The guidance will be updated as required. Updates will be published online.

Appendix: Evaluations

  • This guidance treats leadership of a contract research project as research activity, not as professional activity. However, it treats leadership of a professional practice activity, such as a narrow-scope evaluation, as professional activity rather than as research activity.
  • An evaluation becomes research when it seeks to answer questions with broader applicability than the initial context, uses methodological rigour to generate new knowledge, and shares findings that advance understanding beyond the specific scenario wherein it was funded.
  • To interpret the above, decision-makers are advised to apply the rubric below to their best knowledge. Indicatively, all questions must be answered with ‘Yes’ for the work to be seen as research.
    • Does the activity address a gap in knowledge and generate new insights, not just assess whether a specific program/service worked?
    • By quantity or weight, are most of the findings generalisable beyond the immediate organisation or service being evaluated?
    • Are there clear research questions or hypotheses, not just descriptive monitoring or outcome measurements? Please note hypothesising after the results are known (‘HARKing’) is not allowable practice.
    • Does the activity show originality? This question refers to using existing knowledge in comparative/experimental ways to create new understanding, not routine assessment.

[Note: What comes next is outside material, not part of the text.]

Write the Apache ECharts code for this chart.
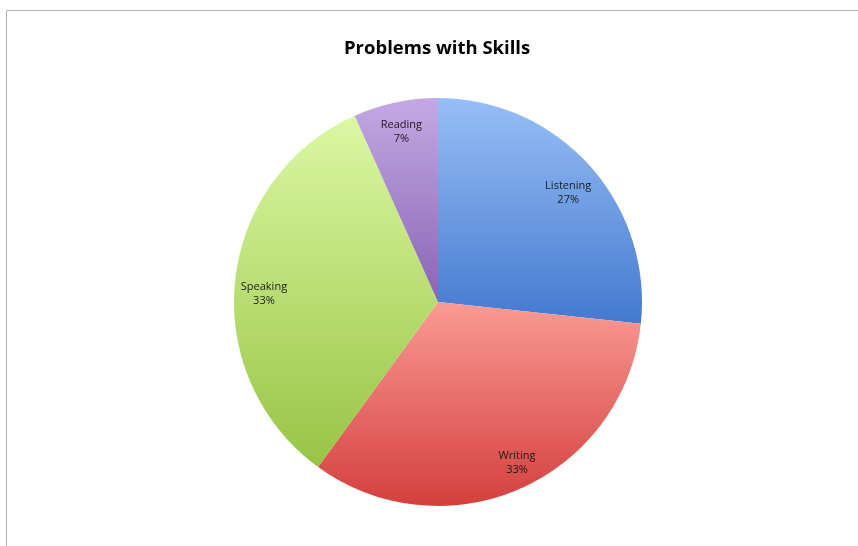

    • Does the activity exceed routine activities such as simple evaluations, quality assurance, and data processing alone, or training outcome reviews focused only on that program?
    • Does the activity involve a full research process, such as proceeding from systematic investigation through to dissemination of findings, and not just an analysis of existing data?
    • Does the activity show methodological rigour and complex design that allows for transferable insights?